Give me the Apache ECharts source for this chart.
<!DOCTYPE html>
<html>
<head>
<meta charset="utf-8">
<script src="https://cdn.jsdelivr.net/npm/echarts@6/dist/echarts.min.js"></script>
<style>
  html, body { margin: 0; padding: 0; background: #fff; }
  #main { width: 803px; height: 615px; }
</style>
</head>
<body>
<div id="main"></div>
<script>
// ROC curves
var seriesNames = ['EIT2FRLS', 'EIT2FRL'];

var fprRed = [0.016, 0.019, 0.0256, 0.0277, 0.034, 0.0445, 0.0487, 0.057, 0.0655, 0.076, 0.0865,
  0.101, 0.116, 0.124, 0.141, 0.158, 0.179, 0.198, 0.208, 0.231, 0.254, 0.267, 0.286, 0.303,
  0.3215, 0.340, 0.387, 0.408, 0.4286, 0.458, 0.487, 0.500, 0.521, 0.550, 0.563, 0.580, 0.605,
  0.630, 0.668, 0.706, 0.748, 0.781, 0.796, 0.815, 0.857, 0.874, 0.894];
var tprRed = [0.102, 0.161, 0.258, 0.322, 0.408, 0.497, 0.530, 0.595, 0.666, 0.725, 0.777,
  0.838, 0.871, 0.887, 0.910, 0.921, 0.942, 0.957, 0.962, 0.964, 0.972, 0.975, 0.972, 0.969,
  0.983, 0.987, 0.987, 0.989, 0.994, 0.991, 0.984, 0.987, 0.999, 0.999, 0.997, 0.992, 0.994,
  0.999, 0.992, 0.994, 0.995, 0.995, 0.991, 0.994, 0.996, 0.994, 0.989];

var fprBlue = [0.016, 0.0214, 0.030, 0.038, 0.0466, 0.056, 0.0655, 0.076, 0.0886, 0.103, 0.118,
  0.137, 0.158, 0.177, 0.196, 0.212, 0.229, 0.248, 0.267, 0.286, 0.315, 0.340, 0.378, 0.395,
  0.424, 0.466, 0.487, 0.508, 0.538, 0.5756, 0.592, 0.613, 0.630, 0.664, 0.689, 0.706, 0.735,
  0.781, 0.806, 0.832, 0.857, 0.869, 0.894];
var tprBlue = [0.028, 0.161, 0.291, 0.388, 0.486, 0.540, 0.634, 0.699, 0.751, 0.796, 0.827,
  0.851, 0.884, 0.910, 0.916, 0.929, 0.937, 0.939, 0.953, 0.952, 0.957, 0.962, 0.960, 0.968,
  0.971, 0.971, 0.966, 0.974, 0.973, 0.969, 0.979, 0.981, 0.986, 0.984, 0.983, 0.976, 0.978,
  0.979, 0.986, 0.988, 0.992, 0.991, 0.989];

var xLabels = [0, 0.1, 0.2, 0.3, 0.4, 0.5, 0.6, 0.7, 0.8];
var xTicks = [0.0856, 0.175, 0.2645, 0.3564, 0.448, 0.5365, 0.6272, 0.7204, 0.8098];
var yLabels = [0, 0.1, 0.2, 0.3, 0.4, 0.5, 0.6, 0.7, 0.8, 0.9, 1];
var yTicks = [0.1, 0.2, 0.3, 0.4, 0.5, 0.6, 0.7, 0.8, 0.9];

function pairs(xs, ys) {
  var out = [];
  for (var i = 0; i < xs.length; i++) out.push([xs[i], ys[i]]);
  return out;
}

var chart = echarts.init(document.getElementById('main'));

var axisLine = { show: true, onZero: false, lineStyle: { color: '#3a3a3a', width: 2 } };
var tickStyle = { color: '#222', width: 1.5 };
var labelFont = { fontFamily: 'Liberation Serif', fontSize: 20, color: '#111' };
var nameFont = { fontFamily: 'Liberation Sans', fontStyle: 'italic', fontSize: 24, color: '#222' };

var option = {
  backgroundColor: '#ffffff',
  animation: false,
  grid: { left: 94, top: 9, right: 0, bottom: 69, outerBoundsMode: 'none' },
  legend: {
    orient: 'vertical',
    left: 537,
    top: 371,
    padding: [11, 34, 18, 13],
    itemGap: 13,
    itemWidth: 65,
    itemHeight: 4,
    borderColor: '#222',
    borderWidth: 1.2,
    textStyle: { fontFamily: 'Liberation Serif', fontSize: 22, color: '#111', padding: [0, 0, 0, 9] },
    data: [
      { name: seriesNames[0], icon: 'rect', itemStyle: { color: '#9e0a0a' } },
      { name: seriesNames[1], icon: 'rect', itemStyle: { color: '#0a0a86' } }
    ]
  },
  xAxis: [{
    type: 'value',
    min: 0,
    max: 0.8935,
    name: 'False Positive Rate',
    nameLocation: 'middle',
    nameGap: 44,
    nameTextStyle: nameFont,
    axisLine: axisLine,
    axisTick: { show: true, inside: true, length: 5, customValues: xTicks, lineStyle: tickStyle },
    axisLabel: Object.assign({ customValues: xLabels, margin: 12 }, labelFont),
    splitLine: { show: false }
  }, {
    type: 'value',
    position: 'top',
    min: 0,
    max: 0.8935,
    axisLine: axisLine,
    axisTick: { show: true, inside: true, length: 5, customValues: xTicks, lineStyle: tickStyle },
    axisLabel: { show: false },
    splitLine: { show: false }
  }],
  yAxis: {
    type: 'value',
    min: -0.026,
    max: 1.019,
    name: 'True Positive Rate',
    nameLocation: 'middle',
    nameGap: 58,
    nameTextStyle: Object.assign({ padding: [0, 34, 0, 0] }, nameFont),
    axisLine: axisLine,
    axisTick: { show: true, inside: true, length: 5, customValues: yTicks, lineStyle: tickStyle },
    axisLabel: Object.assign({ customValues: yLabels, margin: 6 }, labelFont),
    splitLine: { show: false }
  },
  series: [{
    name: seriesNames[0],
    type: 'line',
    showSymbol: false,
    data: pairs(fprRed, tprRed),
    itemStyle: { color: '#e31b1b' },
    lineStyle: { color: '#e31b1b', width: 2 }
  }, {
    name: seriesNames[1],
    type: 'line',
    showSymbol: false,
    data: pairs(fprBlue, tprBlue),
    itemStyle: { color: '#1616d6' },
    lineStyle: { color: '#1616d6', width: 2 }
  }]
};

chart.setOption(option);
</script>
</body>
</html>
◇ ◇ ◇ ◇ ◇
_DIRECTIONS FOR THIS TASK_
From the opening line of the data above through the line that contains "0.979, 0.986, 0.988, 0.992, 0.991, 0.989];", please print each line as it stands and only those lines.

_RESPONSE FOR THIS EXERCISE_
Give me the Apache ECharts source for this chart.
<!DOCTYPE html>
<html>
<head>
<meta charset="utf-8">
<script src="https://cdn.jsdelivr.net/npm/echarts@6/dist/echarts.min.js"></script>
<style>
  html, body { margin: 0; padding: 0; background: #fff; }
  #main { width: 803px; height: 615px; }
</style>
</head>
<body>
<div id="main"></div>
<script>
// ROC curves
var seriesNames = ['EIT2FRLS', 'EIT2FRL'];

var fprRed = [0.016, 0.019, 0.0256, 0.0277, 0.034, 0.0445, 0.0487, 0.057, 0.0655, 0.076, 0.0865,
  0.101, 0.116, 0.124, 0.141, 0.158, 0.179, 0.198, 0.208, 0.231, 0.254, 0.267, 0.286, 0.303,
  0.3215, 0.340, 0.387, 0.408, 0.4286, 0.458, 0.487, 0.500, 0.521, 0.550, 0.563, 0.580, 0.605,
  0.630, 0.668, 0.706, 0.748, 0.781, 0.796, 0.815, 0.857, 0.874, 0.894];
var tprRed = [0.102, 0.161, 0.258, 0.322, 0.408, 0.497, 0.530, 0.595, 0.666, 0.725, 0.777,
  0.838, 0.871, 0.887, 0.910, 0.921, 0.942, 0.957, 0.962, 0.964, 0.972, 0.975, 0.972, 0.969,
  0.983, 0.987, 0.987, 0.989, 0.994, 0.991, 0.984, 0.987, 0.999, 0.999, 0.997, 0.992, 0.994,
  0.999, 0.992, 0.994, 0.995, 0.995, 0.991, 0.994, 0.996, 0.994, 0.989];

var fprBlue = [0.016, 0.0214, 0.030, 0.038, 0.0466, 0.056, 0.0655, 0.076, 0.0886, 0.103, 0.118,
  0.137, 0.158, 0.177, 0.196, 0.212, 0.229, 0.248, 0.267, 0.286, 0.315, 0.340, 0.378, 0.395,
  0.424, 0.466, 0.487, 0.508, 0.538, 0.5756, 0.592, 0.613, 0.630, 0.664, 0.689, 0.706, 0.735,
  0.781, 0.806, 0.832, 0.857, 0.869, 0.894];
var tprBlue = [0.028, 0.161, 0.291, 0.388, 0.486, 0.540, 0.634, 0.699, 0.751, 0.796, 0.827,
  0.851, 0.884, 0.910, 0.916, 0.929, 0.937, 0.939, 0.953, 0.952, 0.957, 0.962, 0.960, 0.968,
  0.971, 0.971, 0.966, 0.974, 0.973, 0.969, 0.979, 0.981, 0.986, 0.984, 0.983, 0.976, 0.978,
  0.979, 0.986, 0.988, 0.992, 0.991, 0.989];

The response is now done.